What is expected: Extract, unchanged, each line of the listing below from its first line through the line that contains "import numpy as np", inclusive, and nothing else.

Material:
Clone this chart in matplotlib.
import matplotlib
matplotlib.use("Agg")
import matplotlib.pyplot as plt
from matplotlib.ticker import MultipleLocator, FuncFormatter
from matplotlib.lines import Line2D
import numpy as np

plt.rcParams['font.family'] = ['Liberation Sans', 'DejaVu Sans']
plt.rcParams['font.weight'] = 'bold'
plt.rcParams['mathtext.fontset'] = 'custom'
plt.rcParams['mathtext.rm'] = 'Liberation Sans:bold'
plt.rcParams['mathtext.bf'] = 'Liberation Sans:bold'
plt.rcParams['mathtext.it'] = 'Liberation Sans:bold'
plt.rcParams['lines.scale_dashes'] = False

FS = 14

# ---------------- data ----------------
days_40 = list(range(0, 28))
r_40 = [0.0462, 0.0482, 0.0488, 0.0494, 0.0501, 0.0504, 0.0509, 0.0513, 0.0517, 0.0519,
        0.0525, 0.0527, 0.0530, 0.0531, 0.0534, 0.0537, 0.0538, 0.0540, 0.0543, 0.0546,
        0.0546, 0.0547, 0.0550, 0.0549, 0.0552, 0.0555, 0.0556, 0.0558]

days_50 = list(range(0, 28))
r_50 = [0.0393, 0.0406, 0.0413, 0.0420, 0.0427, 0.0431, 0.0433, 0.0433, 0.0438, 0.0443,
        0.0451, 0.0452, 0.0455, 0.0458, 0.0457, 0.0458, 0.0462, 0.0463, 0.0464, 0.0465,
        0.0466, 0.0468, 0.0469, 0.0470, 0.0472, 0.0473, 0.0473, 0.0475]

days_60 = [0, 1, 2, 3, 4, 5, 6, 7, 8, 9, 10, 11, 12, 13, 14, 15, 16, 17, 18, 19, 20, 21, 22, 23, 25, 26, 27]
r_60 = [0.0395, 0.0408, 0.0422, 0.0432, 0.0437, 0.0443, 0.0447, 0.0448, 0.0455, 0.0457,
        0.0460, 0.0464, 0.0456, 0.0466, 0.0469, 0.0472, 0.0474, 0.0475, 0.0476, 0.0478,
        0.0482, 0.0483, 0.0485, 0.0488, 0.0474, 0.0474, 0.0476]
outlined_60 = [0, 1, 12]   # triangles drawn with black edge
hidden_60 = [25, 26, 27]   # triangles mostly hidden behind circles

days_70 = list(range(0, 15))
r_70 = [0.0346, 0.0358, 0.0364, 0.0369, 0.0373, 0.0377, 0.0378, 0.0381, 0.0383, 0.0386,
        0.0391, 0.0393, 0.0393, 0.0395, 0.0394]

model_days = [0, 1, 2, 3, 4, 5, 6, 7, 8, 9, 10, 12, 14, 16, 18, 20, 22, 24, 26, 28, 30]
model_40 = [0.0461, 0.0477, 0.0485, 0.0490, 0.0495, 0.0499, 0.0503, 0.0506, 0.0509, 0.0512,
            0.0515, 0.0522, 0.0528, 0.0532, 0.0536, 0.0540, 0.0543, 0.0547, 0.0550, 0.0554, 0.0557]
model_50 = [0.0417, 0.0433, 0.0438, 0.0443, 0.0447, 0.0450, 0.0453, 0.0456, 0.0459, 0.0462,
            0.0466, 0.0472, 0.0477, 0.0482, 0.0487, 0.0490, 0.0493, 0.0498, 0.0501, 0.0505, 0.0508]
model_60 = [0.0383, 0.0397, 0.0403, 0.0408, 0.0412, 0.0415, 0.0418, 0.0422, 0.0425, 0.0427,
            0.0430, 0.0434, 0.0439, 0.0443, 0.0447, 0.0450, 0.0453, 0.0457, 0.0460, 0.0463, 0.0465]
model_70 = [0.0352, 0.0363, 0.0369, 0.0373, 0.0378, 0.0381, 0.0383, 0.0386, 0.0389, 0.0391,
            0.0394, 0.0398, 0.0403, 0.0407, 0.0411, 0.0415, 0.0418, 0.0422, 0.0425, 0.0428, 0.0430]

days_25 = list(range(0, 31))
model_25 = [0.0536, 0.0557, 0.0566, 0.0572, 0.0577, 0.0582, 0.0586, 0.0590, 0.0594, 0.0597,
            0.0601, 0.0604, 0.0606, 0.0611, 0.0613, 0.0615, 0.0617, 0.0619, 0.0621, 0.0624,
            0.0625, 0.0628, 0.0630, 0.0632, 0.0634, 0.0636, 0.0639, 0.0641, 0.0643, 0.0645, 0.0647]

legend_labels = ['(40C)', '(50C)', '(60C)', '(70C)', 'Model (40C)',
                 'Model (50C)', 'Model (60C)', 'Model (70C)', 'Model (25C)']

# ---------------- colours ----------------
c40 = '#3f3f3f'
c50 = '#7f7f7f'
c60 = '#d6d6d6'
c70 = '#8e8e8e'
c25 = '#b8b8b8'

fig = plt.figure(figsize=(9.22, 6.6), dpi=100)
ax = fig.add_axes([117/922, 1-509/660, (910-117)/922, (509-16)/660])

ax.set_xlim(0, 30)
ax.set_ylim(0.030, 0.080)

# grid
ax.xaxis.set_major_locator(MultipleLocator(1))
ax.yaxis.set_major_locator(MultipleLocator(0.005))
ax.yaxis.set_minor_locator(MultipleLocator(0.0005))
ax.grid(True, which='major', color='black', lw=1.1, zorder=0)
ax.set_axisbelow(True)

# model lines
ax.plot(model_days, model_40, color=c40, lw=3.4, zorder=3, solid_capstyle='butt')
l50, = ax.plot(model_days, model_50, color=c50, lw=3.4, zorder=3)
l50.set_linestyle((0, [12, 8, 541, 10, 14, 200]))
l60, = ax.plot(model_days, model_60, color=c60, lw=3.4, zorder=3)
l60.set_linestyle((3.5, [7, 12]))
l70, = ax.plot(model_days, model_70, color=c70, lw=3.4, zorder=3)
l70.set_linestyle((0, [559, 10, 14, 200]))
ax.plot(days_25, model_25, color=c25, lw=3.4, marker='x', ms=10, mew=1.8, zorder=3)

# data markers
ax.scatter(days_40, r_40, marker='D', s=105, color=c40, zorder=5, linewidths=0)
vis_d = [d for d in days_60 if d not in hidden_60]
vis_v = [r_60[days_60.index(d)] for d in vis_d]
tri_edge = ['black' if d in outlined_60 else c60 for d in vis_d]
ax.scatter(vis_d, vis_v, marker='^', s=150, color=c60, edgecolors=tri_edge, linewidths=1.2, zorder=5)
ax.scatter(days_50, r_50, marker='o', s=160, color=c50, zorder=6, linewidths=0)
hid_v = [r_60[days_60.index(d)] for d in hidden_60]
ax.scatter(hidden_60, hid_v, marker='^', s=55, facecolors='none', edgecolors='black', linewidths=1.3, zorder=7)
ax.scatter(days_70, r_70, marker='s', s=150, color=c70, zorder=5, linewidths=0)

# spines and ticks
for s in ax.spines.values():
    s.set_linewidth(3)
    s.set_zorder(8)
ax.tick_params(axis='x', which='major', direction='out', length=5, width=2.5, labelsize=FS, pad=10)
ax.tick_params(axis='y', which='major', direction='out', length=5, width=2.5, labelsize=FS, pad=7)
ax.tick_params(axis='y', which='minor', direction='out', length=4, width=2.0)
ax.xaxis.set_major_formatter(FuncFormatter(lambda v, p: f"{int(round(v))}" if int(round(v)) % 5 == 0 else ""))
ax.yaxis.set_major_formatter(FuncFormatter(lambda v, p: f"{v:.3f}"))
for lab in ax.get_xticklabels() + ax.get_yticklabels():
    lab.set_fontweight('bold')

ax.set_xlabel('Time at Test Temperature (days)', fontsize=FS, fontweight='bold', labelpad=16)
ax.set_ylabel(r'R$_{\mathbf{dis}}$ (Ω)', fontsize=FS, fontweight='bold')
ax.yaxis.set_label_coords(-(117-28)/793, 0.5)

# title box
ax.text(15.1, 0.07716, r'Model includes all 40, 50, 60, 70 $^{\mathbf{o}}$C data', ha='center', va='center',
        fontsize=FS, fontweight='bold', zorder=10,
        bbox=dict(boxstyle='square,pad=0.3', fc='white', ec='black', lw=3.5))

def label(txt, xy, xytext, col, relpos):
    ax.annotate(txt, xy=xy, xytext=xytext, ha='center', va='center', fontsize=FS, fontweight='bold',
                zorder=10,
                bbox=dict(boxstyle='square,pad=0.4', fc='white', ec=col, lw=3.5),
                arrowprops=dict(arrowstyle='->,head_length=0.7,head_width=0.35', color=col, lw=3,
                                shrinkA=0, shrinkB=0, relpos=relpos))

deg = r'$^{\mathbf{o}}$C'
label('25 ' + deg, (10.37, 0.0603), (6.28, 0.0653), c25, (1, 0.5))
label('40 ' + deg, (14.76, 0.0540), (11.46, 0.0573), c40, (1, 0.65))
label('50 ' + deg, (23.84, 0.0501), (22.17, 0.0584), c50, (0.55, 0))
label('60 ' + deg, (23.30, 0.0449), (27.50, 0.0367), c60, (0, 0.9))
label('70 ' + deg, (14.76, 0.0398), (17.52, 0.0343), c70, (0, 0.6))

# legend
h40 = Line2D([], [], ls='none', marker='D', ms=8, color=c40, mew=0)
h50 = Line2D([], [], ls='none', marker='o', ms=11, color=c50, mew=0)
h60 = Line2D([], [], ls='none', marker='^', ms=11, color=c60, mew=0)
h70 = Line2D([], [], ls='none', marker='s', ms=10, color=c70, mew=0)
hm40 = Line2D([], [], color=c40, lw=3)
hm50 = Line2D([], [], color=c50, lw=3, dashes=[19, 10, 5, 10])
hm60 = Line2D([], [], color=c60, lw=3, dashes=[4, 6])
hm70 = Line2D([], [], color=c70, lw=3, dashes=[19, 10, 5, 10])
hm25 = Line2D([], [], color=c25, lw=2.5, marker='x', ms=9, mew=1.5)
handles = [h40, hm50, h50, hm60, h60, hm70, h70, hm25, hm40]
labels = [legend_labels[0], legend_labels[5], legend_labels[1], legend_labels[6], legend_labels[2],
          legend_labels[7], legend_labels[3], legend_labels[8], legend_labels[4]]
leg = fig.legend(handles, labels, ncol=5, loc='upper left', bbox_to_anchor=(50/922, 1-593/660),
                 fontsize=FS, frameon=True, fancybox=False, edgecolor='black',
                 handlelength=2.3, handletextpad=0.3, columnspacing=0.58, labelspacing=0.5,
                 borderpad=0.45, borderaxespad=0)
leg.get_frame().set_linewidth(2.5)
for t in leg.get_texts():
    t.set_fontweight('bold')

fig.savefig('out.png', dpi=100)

Output of the task:
Clone this chart in matplotlib.
import matplotlib
matplotlib.use("Agg")
import matplotlib.pyplot as plt
from matplotlib.ticker import MultipleLocator, FuncFormatter
from matplotlib.lines import Line2D
import numpy as np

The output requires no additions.